Esa luz había partido de M101 hace más de 21 millones de años, mucho antes de que existieran los humanos, mucho antes de que la Tierra tuviera siquiera continentes tal y como los conocemos hoy.
Y esa luz había viajado todo ese tiempo, cruzando el vacío, para llegar justo a mis ojos, en esa noche única. ¿Cómo no emocionarse?
Pero, ¿qué había pasado realmente allá, en ese rincón remoto del universo?
La SN 2023ixf es una supernova de tipo II. Es decir, el final de una estrella supergigante, al menos ocho veces más masiva que nuestro Sol.
Durante millones de años, esa estrella había estado luchando contra la gravedad. Fusionando elementos más ligeros en su núcleo para generar energía: primero hidrógeno, luego helio, después carbono, neón, oxígeno… cada nueva etapa más intensa que la anterior.
Hasta que llegó al hierro.
El hierro es el final del camino. No se puede fusionar para obtener energía. Es como si la estrella, de repente, se quedara sin armas para seguir resistiendo su propio peso.
Entonces, el núcleo colapsa. En apenas una fracción de segundo, toda esa masa se precipita hacia adentro, los electrones se funden con los protones, se forman neutrones… y, de pronto, todo se detiene.
Y en ese instante, se desata el infierno: una onda de choque brutal que revienta las capas externas de la estrella. Una explosión tan poderosa que puede eclipsar a toda la galaxia que la contiene.
Eso es una supernova. Y eso fue lo que vi.
Una supernova no es solo una muerte. Es también un renacimiento. Porque esas explosiones estelares son las forjas cósmicas de los elementos pesados. El hierro de nuestra sangre, el calcio de nuestros huesos, el oro de nuestras joyas... todo fue creado en una supernova.

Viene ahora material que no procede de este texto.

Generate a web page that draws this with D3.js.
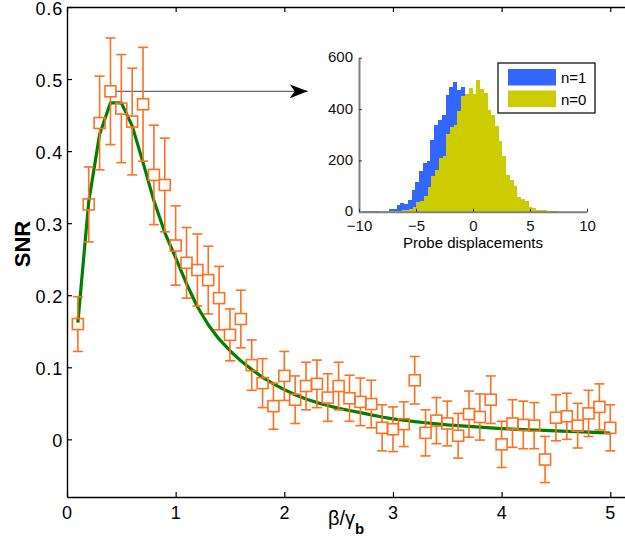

Cuando vi brillar esa luz en M101, no solo estaba viendo el fin de una estrella. Estaba viendo el origen de nosotros mismos.
Esa noche, bajo las estrellas, me sentí pequeño. Pero no insignificante.
Sentí que formaba parte de algo inmenso, hermoso, lleno de misterio.
Una supernova me enseñó que, incluso en la destrucción, el universo crea belleza.
Que incluso los finales pueden traer nuevos comienzos.
Y que mirar al cielo es también mirar hacia adentro.
Porque todos venimos de las estrellas.
Y, de algún modo, todavía les pertenecemos.